Twice in my life I have been delivered – in person – powerful and timely messages from complete strangers. The first was the day of my father’s funeral, and the second was last Wednesday night. On both occasions, the message has been exactly what I needed and provided answers or hope to a major crisis of existence. Were these people arranged and delivered by someone or something? I don’t know, of course, but both impacted me profoundly.
My father took his own life when I was 16, in 1998. He was until then my hero, a big, strong man who I wanted to be like. Dad was just 19 when I was born, and only 35 when he died. I turn 35 myself in December and that will be weird for me, but it’s a milestone I measure myself by and will see my passing of it as a success. I’ll have survived longer than him, despite sharing many of the same challenges he faced.
So at 16 and the eldest of four boys, I felt an incredible weight fall on my shoulders when my father died. It was up to me to be the example for my younger brothers of how to live a good life. It was up to me to represent my father in the wider family and world. Or so I thought, right up until a few years ago.
On the day of Dad’s funeral I was torn in a million directions. I wanted, as an adolescent already confused about life and the world, to simply fall into a crevasse of my own grief and despair. But I had my mother to try and be strong for (they’d divorced five years earlier, but were the loves of each other’s lives). I had my brothers to lead. And I had my extended family and community to show I was up to the task. But I had no idea of how I would do any of this. Nor that I didn’t have to be that for everyone.
I did a reading in the funeral and nearly lost my composure about halfway through. But I then ‘turned off’ what I was feeling and banished my emotions. I looked up at the church full of people, and simply read on as emotionlessly as I could. Perhaps that was how I would survive? By suppressing and refusing to acknowledge my own feelings and emotions? I know now that wasn’t healthy or sustainable, but for the next 30 minutes, it was my solution. It was then the first messenger placed themselves in my path.
As we were walking toward the priest’s vestibule at the end of the service, I was riven with sadness and fear. I couldn’t see a world where I might be happy again and I desperately wanted my big hulk of a father to hug me tight and tell me everything would be ok. But he couldn’t, and he never would again.
At that moment, a stranger moved into my path and looked at me with eyes that said, ‘I know you and I feel everything you feel’. He wasn’t anyone I knew and when describing him later, no one could think of who he might be. This messenger said to me, ‘Keep your chin up. That’s from Ade!’
And he was swallowed by the church and people and I’ve never seen him again.
My father Adrian was called Ade by everyone who knew him. And whenever I was upset, or we both were as our school holiday visits to his house came to an end, he would tell me to keep my chin up. That was our phrase. And this messenger had said it to me, referencing my dad’s name, appearing and disappearing without a trace.
I think of that moment sometimes when I feel alone, despondent, and frail. It’s the little nudge I occasionally need. And I’ve said those words to friends when they’ve been down and out and shared the story with them. It usually helps us both and we move ahead a little more hopefully.

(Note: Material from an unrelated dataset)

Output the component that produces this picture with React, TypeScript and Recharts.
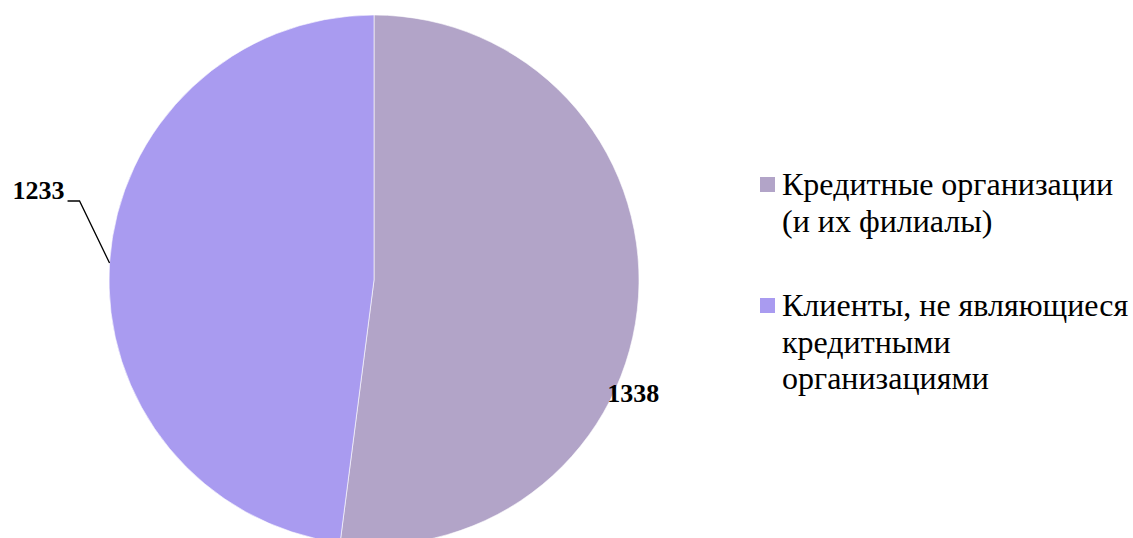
import { Cell, Pie, PieChart } from "recharts";

const CATEGORIES = [
  "Кредитные организации (и их филиалы)",
  "Клиенты, не являющиеся кредитными организациями",
];
const VALUES = [1338, 1233];
const COLORS = ["#B2A4C8", "#A99BF0"];

const data = CATEGORIES.map((name, i) => ({ name, value: VALUES[i] }));

const RAD = Math.PI / 180;
const FONT = '"Liberation Serif", serif';

function renderLabel(props: any) {
  const { cx, cy, midAngle, outerRadius, value, index } = props;
  if (index === 0) {
    // Excel "best fit": pushed down along the edge
    const a = midAngle - 20;
    const r = outerRadius + 18;
    const x = cx + r * Math.cos(-a * RAD);
    const y = cy + r * Math.sin(-a * RAD);
    return (
      <text
        x={x}
        y={y}
        textAnchor="middle"
        dominantBaseline="central"
        fontFamily={FONT}
        fontWeight="bold"
        fontSize={26}
        fill="#000"
      >
        {value}
      </text>
    );
  }
  const ex = cx + outerRadius * Math.cos(-midAngle * RAD);
  const ey = cy + outerRadius * Math.sin(-midAngle * RAD);
  const kx = ex - 30;
  const ky = ey - 62;
  const tx = kx - 12;
  return (
    <g>
      <polyline
        points={`${ex},${ey} ${kx},${ky} ${tx},${ky}`}
        fill="none"
        stroke="#000"
        strokeWidth={1.3}
      />
      <text
        x={tx - 3}
        y={ky - 2}
        textAnchor="end"
        fontFamily={FONT}
        fontWeight="bold"
        fontSize={26}
        fill="#000"
      >
        {value}
      </text>
    </g>
  );
}

function LegendBox() {
  return (
    <ul
      style={{
        position: "absolute",
        left: 760,
        top: 166,
        margin: 0,
        padding: 0,
        listStyle: "none",
        fontFamily: FONT,
      }}
    >
      {data.map((row, i) => (
        <li
          key={row.name}
          style={{
            display: "flex",
            alignItems: "flex-start",
            marginBottom: i === 0 ? 48 : 0,
          }}
        >
          <span
            style={{
              width: 15,
              height: 15,
              background: COLORS[i],
              flexShrink: 0,
              marginTop: 11,
              marginRight: 7,
            }}
          />
          <span
            style={{
              width: 351,
              fontFamily: FONT,
              fontSize: 32,
              lineHeight: "36.6px",
              color: "#000",
            }}
          >
            {row.name}
          </span>
        </li>
      ))}
    </ul>
  );
}

export default function App() {
  return (
    <div style={{ position: "absolute", left: 0, top: 0, width: 1133, height: 538, background: "#fff", fontFamily: FONT }}>
      <PieChart width={1133} height={538} margin={{ top: 0, right: 0, bottom: 0, left: 0 }}>
        <Pie
          data={data}
          dataKey="value"
          nameKey="name"
          cx={374}
          cy={280}
          outerRadius={265}
          startAngle={90}
          endAngle={-270}
          stroke="#fff"
          strokeWidth={0.6}
          label={renderLabel}
          labelLine={false}
          isAnimationActive={false}
        >
          {data.map((_, i) => (
            <Cell key={String(i)} fill={COLORS[i]} />
          ))}
        </Pie>
      </PieChart>
      <LegendBox />
    </div>
  );
}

This Wednesday just past, the second messenger placed themselves in my path and shared a powerful message with me. And as with the first, the message, timing and circumstances were curiously perfect.
I was in a pub to do a 10-minute stand-up comedy spot at an open mic night. It’s something I’ve been doing since the beginning of the year and I’m loving all of it – the challenge, learning, and audience interaction. There’s probably something to be said about needing a crowd to adore me, but I’ll leave that to the professional analysts.
My performance went well and as the night ended, I was about to leave. At that point a stranger called out, “Were you the comedian tonight?” I responded yes, and asked if they’d seen me. They had only arrived 10-15 minutes earlier and had missed me. They seemed friendly so I sat on a bar stool next to them for a quick chat.
In the next ten minutes, this stranger told me, unprompted, they had separated from their wife a few years earlier, had three kids together, and were ok: whilst married they’d stopped following their dream of being a sound engineer for touring bands, and instead moved into IT for a regular income. Now though, they were again working as a sound engineer and audio technician, loving life and had a stronger relationship with their kids than ever. Huh?! Aside from the dream job itself, they could have been describing me a little in the future! I’d moved out of the family home, had three kids and a notion to look at my career to see if it was the path I wanted to be on.
This messenger had appeared unexpectedly, no-one else talked to them, they’d outlined a scenario eerily matching my own but a few years hence, and endorsed its’ importance to them being happy. I left shortly after and sat in the car for a good fifteen minutes, just amazed at this message and what I could take from it.
Time will tell if messenger two was offering a vision of my future happiness, but hearing and seeing someone happy with a new life similar to my own was empowering and motivating.
There is probably a bucketload of coincidence involved in these likely-random incidents. But part of me thinks it’s eerie and special enough to be something more powerful.